- What you should do: Print, word for word, every line from the beginning of the listing up to and including the line with "Total Volume (LoC)</text>". Pictures are to be excluded.

— START Data excerpt —

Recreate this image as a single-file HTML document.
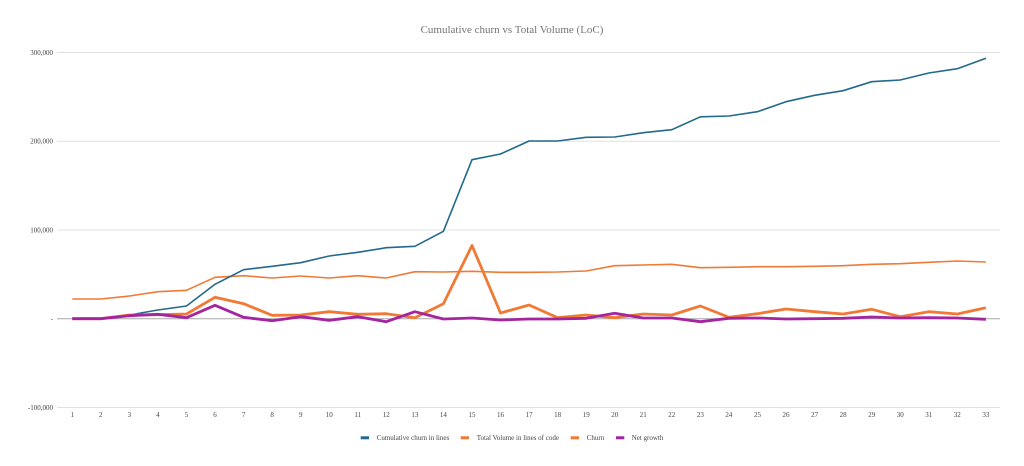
<!DOCTYPE html>
<html>
<head>
<meta charset="utf-8">
<style>
html,body{margin:0;padding:0;background:#fff;}
svg{display:block;}
text{font-family:"Liberation Serif",serif;}
</style>
</head>
<body>
<svg width="1024" height="466" viewBox="0 0 1024 466" xmlns="http://www.w3.org/2000/svg">
<rect width="1024" height="466" fill="#ffffff"/>
<text x="512" y="33" text-anchor="middle" font-size="11" fill="#757575">Cumulative churn vs Total Volume (LoC)</text>

<g stroke="#e0e0e0" stroke-width="1">
<line x1="57" y1="52.5" x2="1000" y2="52.5"/>
<line x1="57" y1="141.2" x2="1000" y2="141.2"/>
<line x1="57" y1="230" x2="1000" y2="230"/>
<line x1="57" y1="407.5" x2="1000" y2="407.5"/>
</g>
<line x1="57" y1="318.7" x2="1000" y2="318.7" stroke="#a8a8a8" stroke-width="1"/>

<g font-size="7" fill="#444" text-anchor="end">
<text x="53" y="55">300,000</text>
<text x="53" y="143.7">200,000</text>
<text x="53" y="232.5">100,000</text>
<text x="53" y="321">-</text>
<text x="53" y="410">-100,000</text>
</g>

<g font-size="7" fill="#444" text-anchor="middle">
<text x="72.3" y="417">1</text><text x="100.8" y="417">2</text><text x="129.4" y="417">3</text><text x="157.9" y="417">4</text><text x="186.5" y="417">5</text><text x="215.0" y="417">6</text><text x="243.6" y="417">7</text><text x="272.1" y="417">8</text><text x="300.7" y="417">9</text><text x="329.2" y="417">10</text><text x="357.8" y="417">11</text><text x="386.3" y="417">12</text><text x="414.9" y="417">13</text><text x="443.4" y="417">14</text><text x="472.0" y="417">15</text><text x="500.5" y="417">16</text><text x="529.1" y="417">17</text><text x="557.6" y="417">18</text><text x="586.2" y="417">19</text><text x="614.7" y="417">20</text><text x="643.3" y="417">21</text><text x="671.8" y="417">22</text><text x="700.4" y="417">23</text><text x="728.9" y="417">24</text><text x="757.5" y="417">25</text><text x="786.0" y="417">26</text><text x="814.6" y="417">27</text><text x="843.1" y="417">28</text><text x="871.7" y="417">29</text><text x="900.2" y="417">30</text><text x="928.8" y="417">31</text><text x="957.3" y="417">32</text><text x="985.9" y="417">33</text>
</g>

<!-- Total Volume (thin orange) -->
<polyline fill="none" stroke="#f07a35" stroke-width="1.6" stroke-linejoin="round" points="72.3,299 100.8,299 129.4,296 157.9,291.7 186.5,290.3 215.0,277.3 243.6,275.7 272.1,278 300.7,276 329.2,278 357.8,275.7 386.3,278 414.9,271.7 443.4,272 472.0,271.3 500.5,272.3 529.1,272.3 557.6,272 586.2,271 614.7,265.7 643.3,265 671.8,264.3 700.4,267.7 728.9,267.3 757.5,266.7 786.0,266.7 814.6,266.3 843.1,265.7 871.7,264.3 900.2,263.7 928.8,262.3 957.3,261 985.9,262"/>

<!-- Cumulative churn (blue) -->
<polyline fill="none" stroke="#23698b" stroke-width="1.6" stroke-linejoin="round" points="72.3,318.7 100.8,318.7 129.4,315 157.9,310 186.5,306 215.0,284.3 243.6,269.7 272.1,266.3 300.7,262.7 329.2,256 357.8,252.3 386.3,247.7 414.9,246.3 443.4,231.3 472.0,159.7 500.5,154 529.1,141 557.6,141 586.2,137.3 614.7,137 643.3,132.7 671.8,129.7 700.4,116.8 728.9,116 757.5,111.7 786.0,101.7 814.6,95.3 843.1,90.7 871.7,81.7 900.2,80 928.8,73 957.3,68.7 985.9,58.3"/>

<!-- Churn (thick orange) -->
<polyline fill="none" stroke="#f07a35" stroke-width="2.8" stroke-linejoin="round" points="72.3,318.7 100.8,318.7 129.4,315 157.9,314.7 186.5,314 215.0,297.3 243.6,303.7 272.1,315.3 300.7,315 329.2,311.7 357.8,314.3 386.3,313.7 414.9,317.7 443.4,303.7 472.0,245.5 500.5,313 529.1,305 557.6,317.7 586.2,315 614.7,317.7 643.3,314 671.8,315 700.4,306 728.9,317.3 757.5,313.7 786.0,309 814.6,311.7 843.1,314 871.7,309.3 900.2,316.7 928.8,311.7 957.3,314 985.9,307.7"/>

<!-- Net growth (purple) -->
<polyline fill="none" stroke="#a4259f" stroke-width="2.8" stroke-linejoin="round" points="72.3,318.7 100.8,318.7 129.4,315.7 157.9,314.3 186.5,317.7 215.0,305.3 243.6,317.3 272.1,320.7 300.7,316.7 329.2,320.3 357.8,316.7 386.3,321.7 414.9,311.7 443.4,319 472.0,318 500.5,320 529.1,319 557.6,319 586.2,318.3 614.7,313.3 643.3,318 671.8,318 700.4,321.7 728.9,318.3 757.5,318 786.0,319 814.6,318.7 843.1,318.3 871.7,317 900.2,318 928.8,317.7 957.3,318 985.9,319.3"/>

<!-- Legend -->
<g font-size="7" fill="#444">
<rect x="360.7" y="436.3" width="8.3" height="3" fill="#23698b"/>
<text x="376.7" y="440">Cumulative churn in lines</text>
<rect x="460.7" y="436.3" width="8.3" height="3" fill="#f07a35"/>
<text x="476.7" y="440">Total Volume in lines of code</text>
<rect x="570.7" y="436.3" width="8.3" height="3" fill="#f07a35"/>
<text x="586.7" y="440">Churn</text>
<rect x="616" y="436.3" width="8.3" height="3" fill="#a4259f"/>
<text x="631.7" y="440">Net growth</text>
</g>
</svg>
</body>
</html>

— END Data excerpt —

- Solved problem:
Recreate this image as a single-file HTML document.
<!DOCTYPE html>
<html>
<head>
<meta charset="utf-8">
<style>
html,body{margin:0;padding:0;background:#fff;}
svg{display:block;}
text{font-family:"Liberation Serif",serif;}
</style>
</head>
<body>
<svg width="1024" height="466" viewBox="0 0 1024 466" xmlns="http://www.w3.org/2000/svg">
<rect width="1024" height="466" fill="#ffffff"/>
<text x="512" y="33" text-anchor="middle" font-size="11" fill="#757575">Cumulative churn vs Total Volume (LoC)</text>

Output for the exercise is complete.